Stated problem:
In the lines below, output everything from the first line through the line containing "Chart.register(...registerables);" exactly as it is. Pictures are not part of the output.
* * * * * * *
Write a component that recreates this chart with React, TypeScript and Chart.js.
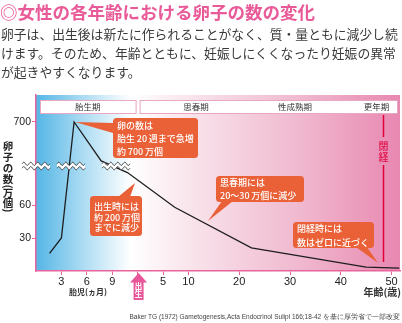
import React, { useEffect, useRef } from 'react';
import { Chart, registerables } from 'chart.js';

Chart.register(...registerables);

// ---- data ----
// fetal period: months of gestation -> number of eggs (万個)
const fetalMonths = [1.6, 3, 4.5, 7.7, 10.8];
const fetalCounts = [16, 30, 700, 400, 310];
// after birth: age in years -> number of eggs (万個)
const ages = [7.3, 22.4, 45, 51.5];
const ageCounts = [58, 21, 3.6, 2.7];

const xTickPositions = [1, 2, 3, 4, 5, 6, 8, 10, 12, 14];
const xTickLabels = ['3', '6', '9', '', '5', '10', '20', '30', '40', '50'];
const yTickValues = [30, 60, 700];
const yTickLabels = ['30', '60', '700'];
const phaseLabels = ['胎生期', '思春期', '性成熟期', '更年期'];
const menopauseAge = 48.3;
const birthPos = 4;

const JP = '"Noto Sans CJK JP", "Noto Sans", sans-serif';
const LAT = '"Liberation Sans", Arial, sans-serif';
const PINK = '#e8649c';
const ORANGE = '#ea6138';

// timeline: 3 months per unit before birth; birth at 4; 5 years per unit afterwards
const monthToPos = (m: number) => m / 3;
const ageToPos = (a: number) => birthPos + a / 5;
// broken y axis: linear up to 60, compressed above the break
const countToPos = (v: number) => (v <= 60 ? v : 60 + ((v - 60) * 75.5) / 640);

const points = [
  ...fetalMonths.map((m, i) => ({ x: monthToPos(m), y: countToPos(fetalCounts[i]) })),
  ...ages.map((a, i) => ({ x: ageToPos(a), y: countToPos(ageCounts[i]) })),
];

type Callout = {
  lines: string[];
  box: [number, number, number, number];
  tip: [number, number] | 'peak';
  base: [number, number][];
  ys: number[];
};

const T = '\u2009';
const callouts: Callout[] = [
  {
    lines: ['卵の数は', `胎生${T}20${T}週まで急増`, `約${T}700${T}万個`],
    box: [113, 118, 85, 40],
    tip: 'peak',
    base: [[113, 123], [113, 133]],
    ys: [126, 139, 152],
  },
  {
    lines: ['出生時には', `約${T}200${T}万個`, 'までに減少'],
    box: [90, 196, 52, 40],
    tip: [135, 183],
    base: [[118, 197], [130, 197]],
    ys: [207, 217.5, 228],
  },
  {
    lines: ['思春期には', `20〜30${T}万個に減少`],
    box: [216, 176, 88, 26],
    tip: [208, 221],
    base: [[222, 201], [233, 201]],
    ys: [182.5, 196],
  },
  {
    lines: ['閉経時には', '数はゼロに近づく'],
    box: [293, 222, 81, 26],
    tip: [378, 263],
    base: [[356, 247], [367, 247]],
    ys: [228.5, 242.5],
  },
];

function roundRect(ctx: CanvasRenderingContext2D, x: number, y: number, w: number, h: number, r: number) {
  ctx.beginPath();
  ctx.moveTo(x + r, y);
  ctx.lineTo(x + w - r, y);
  ctx.arcTo(x + w, y, x + w, y + r, r);
  ctx.lineTo(x + w, y + h - r);
  ctx.arcTo(x + w, y + h, x + w - r, y + h, r);
  ctx.lineTo(x + r, y + h);
  ctx.arcTo(x, y + h, x, y + h - r, r);
  ctx.lineTo(x, y + r);
  ctx.arcTo(x, y, x + r, y, r);
  ctx.closePath();
}

function wave(ctx: CanvasRenderingContext2D, x0: number, x1: number, y: number, dir: number) {
  const amp = 1.6;
  const period = 7;
  if (dir > 0) {
    ctx.moveTo(x0, y);
    for (let x = x0; x <= x1; x += 0.5) ctx.lineTo(x, y - amp * Math.sin(((x - x0) / period) * Math.PI * 2));
  } else {
    for (let x = x1; x >= x0; x -= 0.5) ctx.lineTo(x, y - amp * Math.sin(((x - x0) / period) * Math.PI * 2));
  }
}

const decorPlugin = {
  id: 'decor',
  beforeDraw(chart: any) {
    const { ctx, chartArea: a } = chart;
    const g = ctx.createLinearGradient(a.left, 0, a.right, 0);
    g.addColorStop(0, '#55b6e6');
    g.addColorStop(0.12, '#a6d9f2');
    g.addColorStop(0.26, '#ffffff');
    g.addColorStop(0.45, '#f8e0e9');
    g.addColorStop(0.72, '#f0b9cf');
    g.addColorStop(1, '#e888b1');
    ctx.save();
    ctx.fillStyle = g;
    ctx.fillRect(a.left, a.top, a.right - a.left, a.bottom - a.top);
    ctx.restore();
  },
  afterDraw(chart: any) {
    const { ctx, chartArea: a } = chart;
    const xs = chart.scales.x;
    const ys = chart.scales.y;
    ctx.save();

    // phase boxes
    const bx1 = a.left + 4;
    const bx2 = xs.getPixelForValue(birthPos) + 2;
    const bRight = a.right - 3;
    const bTop = 100;
    const bH = 13;
    ctx.fillStyle = '#ffffff';
    ctx.strokeStyle = '#e9a6c2';
    ctx.lineWidth = 1;
    ctx.fillRect(bx1, bTop, bx2 - 4 - bx1, bH);
    ctx.strokeRect(bx1 + 0.5, bTop + 0.5, bx2 - 4 - bx1, bH);
    ctx.fillRect(bx2, bTop, bRight - bx2, bH);
    ctx.strokeRect(bx2 + 0.5, bTop + 0.5, bRight - bx2, bH);
    ctx.fillStyle = '#333';
    ctx.font = `8.5px ${JP}`;
    ctx.textAlign = 'center';
    ctx.textBaseline = 'middle';
    ctx.fillText(phaseLabels[0], (bx1 + bx2 - 4) / 2, bTop + bH / 2 + 0.5);
    ctx.fillText(phaseLabels[1], xs.getPixelForValue(ageToPos(11.5)), bTop + bH / 2 + 0.5);
    ctx.fillText(phaseLabels[2], xs.getPixelForValue(ageToPos(31)), bTop + bH / 2 + 0.5);
    ctx.fillText(phaseLabels[3], xs.getPixelForValue(ageToPos(47)), bTop + bH / 2 + 0.5);

    // axis break waves
    const wy = 166;
    const segs: [number, number][] = [[22, 50], [57, 85], [102, 130]];
    for (const [x0, x1] of segs) {
      ctx.beginPath();
      wave(ctx, x0, x1, wy - 2.2, 1);
      wave(ctx, x0, x1, wy + 2.2, -1);
      ctx.closePath();
      ctx.fillStyle = '#ffffff';
      ctx.fill();
      ctx.strokeStyle = '#333';
      ctx.lineWidth = 0.9;
      ctx.beginPath();
      wave(ctx, x0, x1, wy - 2.2, 1);
      ctx.stroke();
      ctx.beginPath();
      wave(ctx, x0, x1, wy + 2.2, 1);
      ctx.stroke();
    }

    // menopause line
    const mx = Math.round(xs.getPixelForValue(ageToPos(menopauseAge))) + 0.5;
    ctx.strokeStyle = '#e4003a';
    ctx.lineWidth = 1.5;
    ctx.beginPath();
    ctx.moveTo(mx, 115);
    ctx.lineTo(mx, 137);
    ctx.moveTo(mx, 165);
    ctx.lineTo(mx, 262);
    ctx.stroke();
    ctx.fillStyle = '#e2245a';
    ctx.font = `bold 10px ${JP}`;
    ctx.textAlign = 'center';
    ctx.fillText('閉', mx, 146.5);
    ctx.fillText('経', mx, 157);

    // callouts
    const peakX = xs.getPixelForValue(monthToPos(fetalMonths[2]));
    const peakY = ys.getPixelForValue(countToPos(fetalCounts[2]));
    for (const c of callouts) {
      const [x, y, w, h] = c.box;
      const tip = c.tip === 'peak' ? [peakX + 1, peakY] : c.tip;
      ctx.fillStyle = ORANGE;
      roundRect(ctx, x, y, w, h, 3.5);
      ctx.fill();
      ctx.beginPath();
      ctx.moveTo(c.base[0][0], c.base[0][1]);
      ctx.lineTo(tip[0], tip[1]);
      ctx.lineTo(c.base[1][0], c.base[1][1]);
      ctx.closePath();
      ctx.fill();
      ctx.fillStyle = '#ffffff';
      ctx.font = `500 9px ${JP}`;
      ctx.textAlign = 'left';
      ctx.textBaseline = 'middle';
      c.lines.forEach((t, i) => ctx.fillText(t, x + 4, c.ys[i]));
    }

    // y axis title (vertical writing)
    ctx.fillStyle = '#222';
    ctx.font = `bold 10.5px ${JP}`;
    ctx.textAlign = 'center';
    ctx.textBaseline = 'middle';
    const yChars: [string, number][] = [
      ['卵', 146], ['子', 157], ['の', 168], ['数', 179], ['(', 186.5], ['万', 193], ['個', 203.5], [')', 210.5],
    ];
    for (const [ch, cy] of yChars) {
      if (ch === '(' || ch === ')') {
        ctx.save();
        ctx.translate(8, cy);
        ctx.rotate(Math.PI / 2);
        ctx.fillText(ch, 0, 0);
        ctx.restore();
      } else {
        ctx.fillText(ch, 8, cy);
      }
    }

    // x sub labels
    ctx.font = `bold 8px ${JP}`;
    ctx.fillStyle = '#333';
    ctx.fillText('胎児(ヵ月)', 88, 292);
    ctx.font = `bold 10px ${JP}`;
    ctx.textAlign = 'right';
    ctx.fillText('年齢(歳)', 401, 292);

    // birth arrow
    const bx = xs.getPixelForValue(birthPos) + 1;
    ctx.fillStyle = '#e9579b';
    ctx.beginPath();
    ctx.moveTo(bx, 273);
    ctx.lineTo(bx + 8.5, 282.5);
    ctx.lineTo(bx + 5, 282.5);
    ctx.lineTo(bx + 5, 300);
    ctx.lineTo(bx - 5, 300);
    ctx.lineTo(bx - 5, 282.5);
    ctx.lineTo(bx - 8.5, 282.5);
    ctx.closePath();
    ctx.fill();
    ctx.fillStyle = '#ffffff';
    ctx.font = `bold 7.5px ${JP}`;
    ctx.textAlign = 'center';
    ctx.fillText('出', bx, 286);
    ctx.fillText('生', bx, 294.5);

    ctx.restore();
  },
};

export default function App() {
  const ref = useRef<HTMLCanvasElement | null>(null);
  useEffect(() => {
    if (!ref.current) return;
    const chart = new Chart(ref.current, {
      type: 'line',
      data: {
        datasets: [
          {
            data: points,
            borderColor: '#1e1e1e',
            borderWidth: 1.3,
            pointRadius: 0,
            tension: 0,
            fill: false,
          },
        ],
      },
      options: {
        responsive: false,
        maintainAspectRatio: false,
        animation: false,
        devicePixelRatio: 1,
        layout: { padding: { top: 95, right: 2, left: 0, bottom: 0 } },
        plugins: { legend: { display: false }, tooltip: { enabled: false } },
        scales: {
          x: {
            type: 'linear',
            min: 0,
            max: 14.33,
            afterBuildTicks: (s: any) => {
              s.ticks = xTickPositions.map((v) => ({ value: v }));
            },
            afterFit: (s: any) => {
              s.height = 52;
            },
            ticks: {
              autoSkip: false,
              maxRotation: 0,
              padding: 0,
              color: '#222',
              font: { size: 11, family: LAT },
              callback: (v: any) => {
                const i = xTickPositions.indexOf(Number(v));
                return i >= 0 ? xTickLabels[i] : '';
              },
            },
            grid: { drawOnChartArea: false, tickLength: 4, color: PINK, lineWidth: 1 },
            border: { color: PINK, width: 1.5 },
          },
          y: {
            type: 'linear',
            min: 0,
            max: 160,
            afterBuildTicks: (s: any) => {
              s.ticks = yTickValues.map((v) => ({ value: countToPos(v) }));
            },
            afterFit: (s: any) => {
              s.width = 36;
            },
            ticks: {
              padding: 1,
              color: '#222',
              font: { size: 10.5, family: LAT },
              callback: (_v: any, i: number) => yTickLabels[i],
            },
            grid: { drawOnChartArea: false, tickLength: 4, color: PINK, lineWidth: 1 },
            border: { color: PINK, width: 1.5 },
          },
        },
      },
      plugins: [decorPlugin],
    });
    return () => chart.destroy();
  }, []);

  return (
    <div style={{ position: 'fixed', left: 0, top: 0, width: 402, height: 323, background: '#fff', overflow: 'hidden' }}>
      <canvas ref={ref} width={402} height={323} style={{ position: 'absolute', left: 0, top: 0, width: 402, height: 323 }} />
      <div
        style={{
          position: 'absolute', left: 0, top: 2, whiteSpace: 'nowrap',
          fontFamily: JP, fontWeight: 700, fontSize: 17.5, lineHeight: '20px', color: '#e95b98',
        }}
      >
        ◎女性の各年齢における卵子の数の変化
      </div>
      <div
        style={{
          position: 'absolute', left: 1, top: 24, whiteSpace: 'nowrap',
          fontFamily: JP, fontSize: 12.8, lineHeight: '19px', color: '#3a3a3a',
        }}
      >
        卵子は、出生後は新たに作られることがなく、質・量ともに減少し続<br />
        けます。そのため、年齢とともに、妊娠しにくくなったり妊娠の異常<br />
        が起きやすくなります。
      </div>
      <div
        style={{
          position: 'absolute', right: 2, top: 312, whiteSpace: 'nowrap',
          fontFamily: LAT, fontSize: 6.5, lineHeight: '9px', color: '#444',
        }}
      >
        Baker TG (1972) Gametogenesis,Acta Endocrinol Sulipl 166;18-42 を基に厚労省で一部改変
      </div>
    </div>
  );
}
* * * * * * *
Solution to the exercise:
Write a component that recreates this chart with React, TypeScript and Chart.js.
import React, { useEffect, useRef } from 'react';
import { Chart, registerables } from 'chart.js';

Chart.register(...registerables);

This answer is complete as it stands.